Beda dengan Taksi Online, Ini Alasan Ojek Online Belum Ada Regulasinya
Ketiadaan regulasi menjadi persoalan yang seringkali diusung pengemudi ojek online saat berunjuk rasa. Meski begitu, Kementerian Perhubungan (Kemenhub) masih mengkaji aturan ojek online, sebab dinilai bertentangan dengan program Rencana Umum Nasional Keselamatan (RUNK).
Direktur Jenderal Perhubungan Darat, Kemenhub Budi Setiyadi mencatat, 75% kecelakaan lalu lintas disebabkan oleh kendaraan roda dua. "Kalau kami regulasi, seakan kami melegalkan sepeda motor menjadi angkutan umum.

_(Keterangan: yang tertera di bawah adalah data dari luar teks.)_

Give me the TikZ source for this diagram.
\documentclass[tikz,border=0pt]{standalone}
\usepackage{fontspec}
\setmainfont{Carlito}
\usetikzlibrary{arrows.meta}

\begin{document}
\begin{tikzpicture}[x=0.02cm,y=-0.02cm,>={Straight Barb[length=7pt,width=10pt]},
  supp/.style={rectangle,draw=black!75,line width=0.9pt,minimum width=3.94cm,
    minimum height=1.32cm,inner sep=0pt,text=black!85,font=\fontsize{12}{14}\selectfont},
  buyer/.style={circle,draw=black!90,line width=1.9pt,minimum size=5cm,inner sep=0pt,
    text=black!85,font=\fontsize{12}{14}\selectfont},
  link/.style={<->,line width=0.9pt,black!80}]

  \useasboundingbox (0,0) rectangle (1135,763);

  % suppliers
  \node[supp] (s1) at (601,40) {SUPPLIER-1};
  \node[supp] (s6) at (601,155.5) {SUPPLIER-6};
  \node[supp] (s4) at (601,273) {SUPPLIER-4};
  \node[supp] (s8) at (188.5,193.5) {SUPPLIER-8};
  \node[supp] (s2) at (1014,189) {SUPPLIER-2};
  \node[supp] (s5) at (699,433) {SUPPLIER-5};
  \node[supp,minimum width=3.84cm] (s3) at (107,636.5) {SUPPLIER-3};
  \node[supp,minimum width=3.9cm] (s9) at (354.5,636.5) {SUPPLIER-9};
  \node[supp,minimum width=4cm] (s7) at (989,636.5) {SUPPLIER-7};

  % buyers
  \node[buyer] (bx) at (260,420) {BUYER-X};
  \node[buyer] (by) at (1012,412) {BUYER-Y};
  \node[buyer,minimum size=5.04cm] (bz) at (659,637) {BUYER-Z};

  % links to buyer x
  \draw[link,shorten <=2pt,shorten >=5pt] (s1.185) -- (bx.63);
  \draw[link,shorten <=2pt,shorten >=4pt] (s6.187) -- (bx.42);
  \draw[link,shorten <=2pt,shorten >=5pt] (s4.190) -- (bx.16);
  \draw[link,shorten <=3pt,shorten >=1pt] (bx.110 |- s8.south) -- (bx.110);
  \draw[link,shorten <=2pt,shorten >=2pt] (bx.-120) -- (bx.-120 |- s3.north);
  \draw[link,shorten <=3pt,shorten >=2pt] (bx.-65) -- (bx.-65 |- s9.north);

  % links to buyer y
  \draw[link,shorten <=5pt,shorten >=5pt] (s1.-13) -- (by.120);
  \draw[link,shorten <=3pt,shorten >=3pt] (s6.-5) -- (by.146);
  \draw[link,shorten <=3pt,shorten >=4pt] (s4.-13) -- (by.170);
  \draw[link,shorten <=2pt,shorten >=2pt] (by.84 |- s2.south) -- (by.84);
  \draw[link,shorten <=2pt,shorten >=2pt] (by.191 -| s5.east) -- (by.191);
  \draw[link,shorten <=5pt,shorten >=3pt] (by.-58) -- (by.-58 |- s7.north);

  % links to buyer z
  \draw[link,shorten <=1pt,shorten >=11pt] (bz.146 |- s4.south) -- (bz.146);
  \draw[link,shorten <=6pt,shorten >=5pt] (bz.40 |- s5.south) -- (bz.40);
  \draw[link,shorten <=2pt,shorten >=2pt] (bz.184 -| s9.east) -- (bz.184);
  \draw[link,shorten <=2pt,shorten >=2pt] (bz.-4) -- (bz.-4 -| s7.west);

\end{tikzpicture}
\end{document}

Itu kontra produktif dengan program RUNK," ujarnya di kantor Go-Jek, Jakarta, Selasa (27/11).
Bagaimanapun, pemerintah tetap mengakomodir keinginan para mitra pengemudi ojek online untuk mendapat payung hukum. Kementetrian Perhubungan akan mengkaji aturan terkait ojek online supaya tidak merugikan pihak manapun. "Nanti kami akan diskusi dengan para pakar," kata Budi.
Selain itu, ia akan berdiskusi dengan Komisi V Dewan Perwakilan Rakyat (DPR) terkait Undang-Undang (UU) Lalu Lintas dan Angkutan Jalan. Hanya, menurut dia kajian mengenai aturan ojek online paling cepat kemungkinan dilakukan tahun depan.
(Baca juga: Diancam Kemenhub, Ini Cara Go-Jek Rangkul Mitra Pengemudi)
Dia juga sudah bertemu dengan aliansi ojek online seperti Gerakan Aksi Roda Dua (Garda), terkait aturan ojek online. Ia pun mendorong aliansi ojek online untuk berdiskusi dengan akademisi terkait payung hukum yang sesuai untuk mengatur ojek online. Dengan begitu, tuntutan para pengemudi ojek online seperti tarif bisa diakomodasi pemerintah.